A jovem, ainda a processar a notícia, abraçou o caderno com força. Os seus olhos brilharam com uma emoção contida, e, sem dizer mais nada, agradeceu e saiu a correr. Queria, sem dúvida, partilhar a novidade com a sua mãe, a primeira pessoa a quem desejava contar aquele momento de felicidade.
Inês ficou a observar enquanto a rapariga se afastava, sentindo uma satisfação profunda. Sabia que tinha acabado de mudar o destino daquela jovem artista, mas também sentia que o mundo das artes acabava de ganhar alguém que, quase magicamente, o iria transformar para sempre.
A síndrome do impostor é um fenómeno psicológico que afeta pessoas talentosas e competentes, levando-as a acreditarem que não são dignas do sucesso que alcançaram. Sentem-se como fraudes, temendo constantemente que, a qualquer momento, os outros descubram que, afinal, não são assim tão capazes como aparentam ser. Esta sensação é muitas vezes acompanhada por uma incapacidade de aceitar elogios ou reconhecer os próprios méritos, independentemente das conquistas que a pessoa tenha acumulado ao longo do tempo.
No contexto do trabalho ou da criação artística, a síndrome do impostor manifesta-se quando, apesar de evidências claras de talento ou competência, o indivíduo continua a questionar o seu valor, atribuindo os seus sucessos a sorte, coincidência, ou a um erro que eventualmente será descoberto. Há uma crença interior enraizada de que não se é "bom o suficiente", o que gera uma ansiedade persistente e uma autocrítica feroz.
Este fenómeno não distingue áreas de atuação — pode afetar artistas, profissionais de qualquer setor, académicos e até pessoas que desempenham tarefas domésticas. Curiosamente, as pessoas mais propensas a este sentimento são, muitas vezes, aquelas que se destacam pelo seu alto desempenho e perfeccionismo.
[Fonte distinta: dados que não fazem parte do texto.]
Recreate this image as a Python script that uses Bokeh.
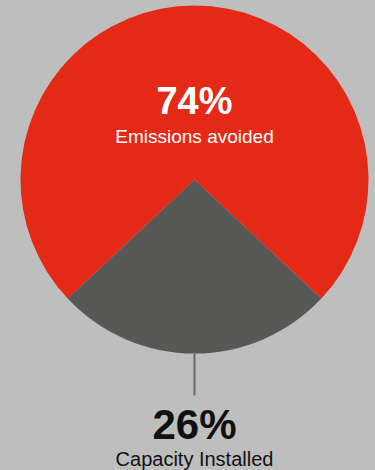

Estas pessoas colocam padrões irrealisticamente altos para si mesmas e, mesmo quando os atingem, tendem a minimizar o esforço envolvido, acreditando que qualquer outra pessoa teria conseguido o mesmo ou melhor.
A síndrome do impostor revela uma desconexão entre a perceção interna e a realidade externa. Embora seja natural duvidar de si mesmo em momentos de incerteza, o problema surge quando essa dúvida se transforma numa crença constante de inadequação, que pode limitar o crescimento pessoal e profissional. Muitas vezes, isso leva as pessoas a evitarem desafios ou a hesitarem em aceitar novas oportunidades, por receio de falhar ou de "serem descobertas".
Superar esta sensação envolve, antes de mais, tomar consciência de que ele existe e que não define quem somos. É importante reconhecer as próprias capacidades e aprender a validar os nossos sucessos com a mesma objetividade com que os outros o fazem. Praticar a auto compaixão, aceitar elogios genuínos e perceber que a perfeição é inalcançável são passos essenciais para desfazer esta falsa narrativa.